Set in the early ’80s in the GuatemalaN village of Rio Negro, during the country’s ghastly civil war, “Seven Hours” turns on the last days that a small boy, called Jesus Tecu Osorio, lived as “adopted son” in the house of one of the men who killed his family and another 177 women and children.

In wrenching detail, “Seven hours” records Jesus lying on his stomach, listening to the cries of women who are raped then murdered and hearing Guatemalan soldiers’ boots getting close,, in search of more victims.

“The film is inspired by true events but the story has grown by itself. It will be a pure drama with film references from ‘El violin,’ Carlos Reygadas’ ‘Silent Light’ and the Dardenne brothers, especially from ‘The Child,’” said Chema Rodriguez.

Pic aims to shoot in Guatemala’s Cuchumatanes Highlands from April-May, and would be ready for delivery by the fall, said producer Jose Nolla.

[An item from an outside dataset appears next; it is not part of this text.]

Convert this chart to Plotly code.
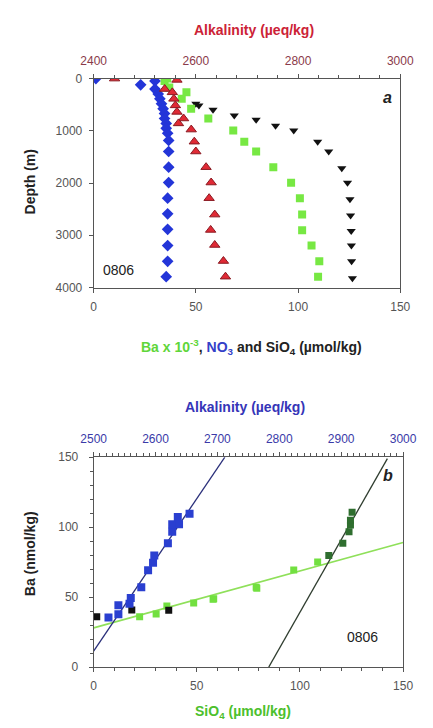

“We have to design a shooting schedule with enormous flexibility because we plan to shoot in rainy season, giving the story the drama we seek,” Nolla said.

Film is structured as a Spain-Mexico-France co-production, with Chema Rodriguez’s Madrid-based shingle Producciones Sin Un Duro and Iconica as the Spanish partners; Francisco Vargas participates via his Mexico-based outfit Camara Carnal Films.

Jerome Vidal’s prodco Noodles took a minority co-production stake in “Seven Hours” after the project was pitched to an upbeat reception in June at Paris’ Small is Biutiful showcase.

A regular partner on recent Spanish co-productions, Noodles has already teamed with Iconica on Argentine Alejo Flah’s romantic comedy “Easy Sex, Sad Movies” and Javier Rebollo’s award-winning road movie “Death and Being Happy.”

Backed by Spanish film institute ICAA and the Ibermedia fund, “Seven Hours” has just completed script stage. The casting process is scheduled to kick off in February.

“This is a film with very little dialogue that progresses through action. Its silence will serve to highlight the tension caused by fear,” Chema Rodriguez said.

“There are some ancestral, non-verbal codes we want to preserve that will be part of the strength of the film. In this sense, the silences are essential. People talk a little but says a lot,” Nolla added.

After being chosen for San Sebastian Film Festival’s Europe-Latin American Co-production Forum in September, “Seven Hours” was invited to December’s Ventana Sur, where producers aim to close a deal with an international sales agent.

Project is currently participating at the eQuinoxe Europe International Screenwriters’ Workshop 2014 in Munich, Germany.